Da questo punto di vista non si potrebbe trovare una soluzione unitaria europea?
Purtroppo ci troviamo in una situazione non facile. Se Francia e Germania non andassero al voto tra pochi mesi, forse ci sarebbe un colpo di reni, una capacità di risposta migliore. Invece, a Parigi c’è chi pensa a difendere la tripla A, ovvero le residue possibilità di restare all’Eliseo, mentre a Berlino regna la schizofrenia. Per esempio, nella stessa giornata si fanno grandi dichiarazioni di europeismo, ma poi si vota una risoluzione per chiedere che un Paese possa uscire dall’euro pur rimanendo nell’Ue. I tedeschi sanno bene che senza l’Europa la loro economia si ferma, però cercano di non pagare il conto salato di tenere in piedi l’euro, ma solo per motivi puramente elettorali.
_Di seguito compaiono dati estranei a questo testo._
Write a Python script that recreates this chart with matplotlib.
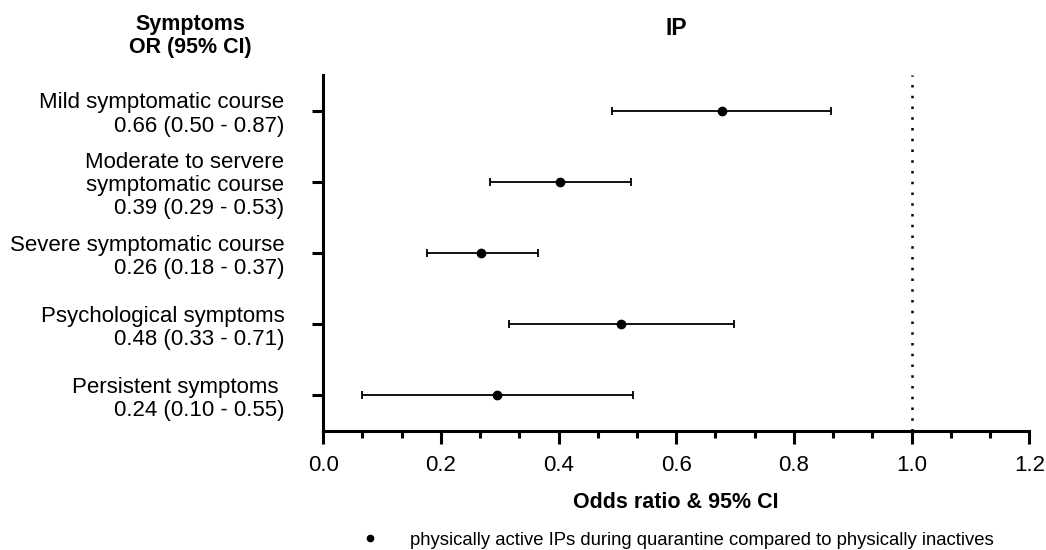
import matplotlib
matplotlib.use("Agg")
import matplotlib.pyplot as plt
from matplotlib.ticker import MultipleLocator

plt.rcParams['font.family'] = ['Liberation Sans', 'DejaVu Sans']

# data
labels = ["Mild symptomatic course\n0.66 (0.50 - 0.87)",
          "Moderate to servere\nsymptomatic course\n0.39 (0.29 - 0.53)",
          "Severe symptomatic course\n0.26 (0.18 - 0.37)",
          "Psychological symptoms\n0.48 (0.33 - 0.71)",
          "Persistent symptoms \n0.24 (0.10 - 0.55)"]
odds = [0.677, 0.403, 0.269, 0.506, 0.296]
ci_low = [0.491, 0.283, 0.176, 0.315, 0.066]
ci_high = [0.863, 0.523, 0.365, 0.699, 0.527]
ypos = [5, 4, 3, 2, 1]

fig = plt.figure(figsize=(10.46, 5.5), dpi=100)
ax = fig.add_axes([0.309, 0.2164, 0.675, 0.6472])

err_lo = [o - l for o, l in zip(odds, ci_low)]
err_hi = [h - o for o, h in zip(odds, ci_high)]
ax.errorbar(odds, ypos, xerr=[err_lo, err_hi], fmt='none', ecolor='black',
            elinewidth=1.3, capsize=3, capthick=1.3)
ax.plot(odds, ypos, 'o', color='black', markersize=6,
        label="physically active IPs during quarantine compared to physically inactives")
ax.axvline(1.0, color='black', lw=1.8, linestyle=(0, (1, 3.3)))

ax.set_xlim(0, 1.2)
ax.set_ylim(0.5, 5.5)
ax.xaxis.set_minor_locator(MultipleLocator(0.2 / 3))
ax.set_xticks([0.0, 0.2, 0.4, 0.6, 0.8, 1.0, 1.2])
ax.set_xticklabels(["0.0", "0.2", "0.4", "0.6", "0.8", "1.0", "1.2"])
ax.set_yticks(ypos)
ax.set_yticklabels(labels, ha='right', multialignment='right', linespacing=1.15)

for s in ['top', 'right']:
    ax.spines[s].set_visible(False)
for s in ['left', 'bottom']:
    ax.spines[s].set_linewidth(2.2)

ax.tick_params(axis='x', which='major', length=9, width=2.2, labelsize=16, pad=8)
ax.tick_params(axis='x', which='minor', length=5, width=2.2)
ax.tick_params(axis='y', which='major', length=8, width=2.2, labelsize=16, pad=20)

ax.set_xlabel("Odds ratio & 95% CI", fontsize=15.5, fontweight='bold', labelpad=12)
fig.text(0.647, 0.949, "IP", ha='center', va='center', fontsize=16.5, fontweight='bold')
fig.text(0.1816, 0.9345, "Symptoms\nOR (95% CI)", ha='center', va='center',
         fontsize=15.5, fontweight='bold', linespacing=1.15)

fig.legend(loc='center', bbox_to_anchor=(0.643, 0.018), frameon=False,
           fontsize=13.3, handletextpad=1.2, markerscale=0.75)

fig.savefig("out.png", dpi=100)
L’Italia per quanto può reggere questi livelli di spread?
Da questo punto di vista, il test più importante riguarda l’anno prossimo, quando ci saranno 300-400 miliardi di euro di titoli di stato in scadenza da rinnovare e non si potrà fare troppo affidamento sulle famiglie, perché queste saranno chiamate anche a sostenere la liquidità delle banche, attraverso 250 miliardi di obbligazioni in scadenza. Se i prestatori internazionali, come stanno facendo in questi giorni, diranno no all’Italia, non ci restano molte alternative: o si mettono in vendita i gioielli dello Stato o si decide di prendere in considerazione l’uscita dall’euro, che porterebbe con sé un impoverimento pazzesco, oppure ci si mette sotto la tutela del Fondo monetario internazionale. In questo ultimo caso, è inutile nasconderlo, altro che manovre lacrime e sangue: si parla di condizioni durissime, da fame, per una parte della popolazione. C’è, in ogni caso, una speranza per evitare tutto questo.
Quale?
È che grazie a una grande operazione fiscale e stringendo la cinghia si possa far fronte alle nostre obbligazioni e alle nostre esigenze per il tempo che sarà necessario: un periodo che potrebbe durare alcuni mesi. Una volta superata questa fase, una volta convinti i mercati che comunque non cadremo, una volta soprattutto che gli altri paesi europei (in primis la Germania) avranno risolto i loro problemi politici, ci saranno maggiori possibilità di guarire da questa “malattia comune”.